Abstract

Stringent Environmental policies are widely acknowledged as a significant policy option to control the harmful effects of environmental degradation. Restricting trade in energy commodities helps reduce the consumption of fossil fuels and thus improve environmental quality. Within the framework of new trade theory, the analysis intends to investigate the influence of environmental policy stringency on trade in conventional energy commodities (coal, petroleum, and gas) in the top polluted economies of the world from 1991 to 2021. Additionally, the study uses the asymmetry assumption compared to earlier research. For empirical investigation, the analysis applied the novel nonlinear CS-ARDL model that can deal with the issue of cross-sectional dependence and provide robust short and long-run estimates. Findings of the nonlinear model suggest that a positive shock in environmental policy stringency restricts trade in energy commodities in the long run, whereas a negative shock in environmental policy stringency does not exert any noticeable effect on these commodities.
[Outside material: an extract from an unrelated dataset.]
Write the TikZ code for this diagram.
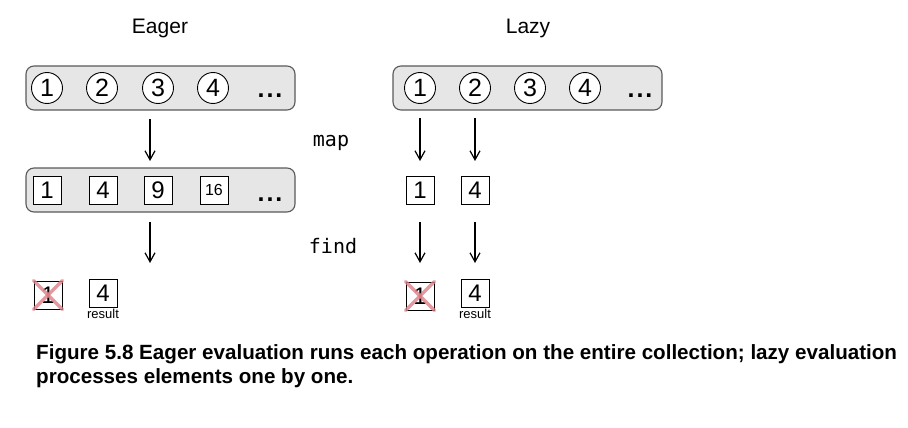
\documentclass[tikz,border=0pt]{standalone}
\usepackage{fontspec}
\setmainfont{Liberation Sans}
\newfontfamily\codefont{DejaVu Sans Mono}
\usetikzlibrary{arrows.meta}
\definecolor{panelgray}{HTML}{E6E6E6}
\definecolor{panelline}{HTML}{5A5A5A}
\definecolor{crossred}{HTML}{DC8088}
\newcommand{\moredots}{.\kern2pt.\kern2pt.}
\tikzset{
  panel/.style={draw=panelline, fill=panelgray, rounded corners=8pt, line width=1.1pt,
    minimum width=269pt, minimum height=44pt},
  elem/.style={circle, draw, fill=white, line width=0.9pt, minimum size=31pt, inner sep=0pt,
    font=\fontsize{25}{25}\selectfont},
  cell/.style={draw, fill=white, line width=0.9pt, minimum size=28pt, inner sep=0pt,
    font=\fontsize{24}{24}\selectfont},
  more/.style={anchor=base, font=\bfseries\fontsize{25}{25}\selectfont},
  flow/.style={-{Straight Barb[length=9pt,width=10pt]}, line width=1.2pt},
  strike/.style={crossred, opacity=0.8, line width=3.5pt, line cap=round},
  opname/.style={font=\codefont\fontsize{20}{20}\selectfont},
  title/.style={font=\fontsize{21}{21}\selectfont},
  tag/.style={font=\fontsize{13}{13}\selectfont, anchor=north, inner sep=1pt},
  caption/.style={anchor=base west, font=\bfseries\fontsize{20.6}{20.6}\selectfont, inner sep=0pt},
}
\begin{document}
\begin{tikzpicture}[x=1pt,y=-1pt]
\useasboundingbox (0,0) rectangle (908,428);
% titles
  \node[title] (eagerT) at (160,28) {Eager};
  \node[title] (lazyT) at (528,28) {Lazy};
% eager side
  \node[panel] (etop) at (160.5,88) {};
  \node[elem] (ee1) at (47,88) {1};
  \node[elem] (ee2) at (102,88) {2};
  \node[elem] (ee3) at (158,88) {3};
  \node[elem] (ee4) at (213,88) {4};
  \node[more] (edots1) at (270,97) {\moredots};
  \coordinate (em1) at (150,119);
  \coordinate (em2) at (150,161);
  \draw[flow] (em1) -- (em2);
  \node[panel] (emid) at (160.5,190) {};
  \node[cell] (ec1) at (47,190) {1};
  \node[cell] (ec2) at (103,190) {4};
  \node[cell] (ec3) at (158,190) {9};
  \node[cell, font=\fontsize{16}{16}\selectfont] (ec4) at (214,190) {16};
  \node[more] (edots2) at (270,201) {\moredots};
  \coordinate (ef1) at (150,222);
  \coordinate (ef2) at (150,263);
  \draw[flow] (ef1) -- (ef2);
  \node[cell] (er1) at (48,295) {1};
  \draw[strike] (er1.north west) -- (er1.south east);
  \draw[strike] (er1.north east) -- (er1.south west);
  \node[cell] (er2) at (103,293) {4};
  \node[tag] (eres) at (er2.south) {result};
% operations
  \node[opname] (mapT) at (331,143) {map};
  \node[opname] (findT) at (333,246) {find};
% lazy side
  \node[panel] (ltop) at (527.5,88) {};
  \node[elem] (le1) at (420,88) {1};
  \node[elem] (le2) at (475,88) {2};
  \node[elem] (le3) at (530,88) {3};
  \node[elem] (le4) at (585,88) {4};
  \node[more] (ldots1) at (640,97) {\moredots};
  \coordinate (lma1) at (420,118);
  \coordinate (lma2) at (420,161);
  \coordinate (lmb1) at (475,118);
  \coordinate (lmb2) at (475,161);
  \draw[flow] (lma1) -- (lma2);
  \draw[flow] (lmb1) -- (lmb2);
  \node[cell] (lc1) at (420,190) {1};
  \node[cell] (lc2) at (475,190) {4};
  \coordinate (lfa1) at (420,222);
  \coordinate (lfa2) at (420,263);
  \coordinate (lfb1) at (475,222);
  \coordinate (lfb2) at (475,263);
  \draw[flow] (lfa1) -- (lfa2);
  \draw[flow] (lfb1) -- (lfb2);
  \node[cell] (lr1) at (420,296) {1};
  \draw[strike] (lr1.north west) -- (lr1.south east);
  \draw[strike] (lr1.north east) -- (lr1.south west);
  \node[cell] (lr2) at (475,293) {4};
  \node[tag] (lres) at (lr2.south) {result};
% caption
  \node[caption] (cap1) at (36,359)
    {Figure 5.8 Eager evaluation runs each operation on the entire collection; lazy evaluation};
  \node[caption] (cap2) at (36,383) {processes elements one by one.};
\end{tikzpicture}
\end{document}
In the short run, a positive shock in environmental policy stringency exhibits significantly negative effects in mostly energy commodities. Energy demand and financial development promote trade in energy commodities in the nonlinear model, and the real exchange rate restricts trade in these commodities. Thus, policymakers should introduce strict environmental policies to limit the consumption of fossil fuels and promote clean and green energy sources and sustainable development.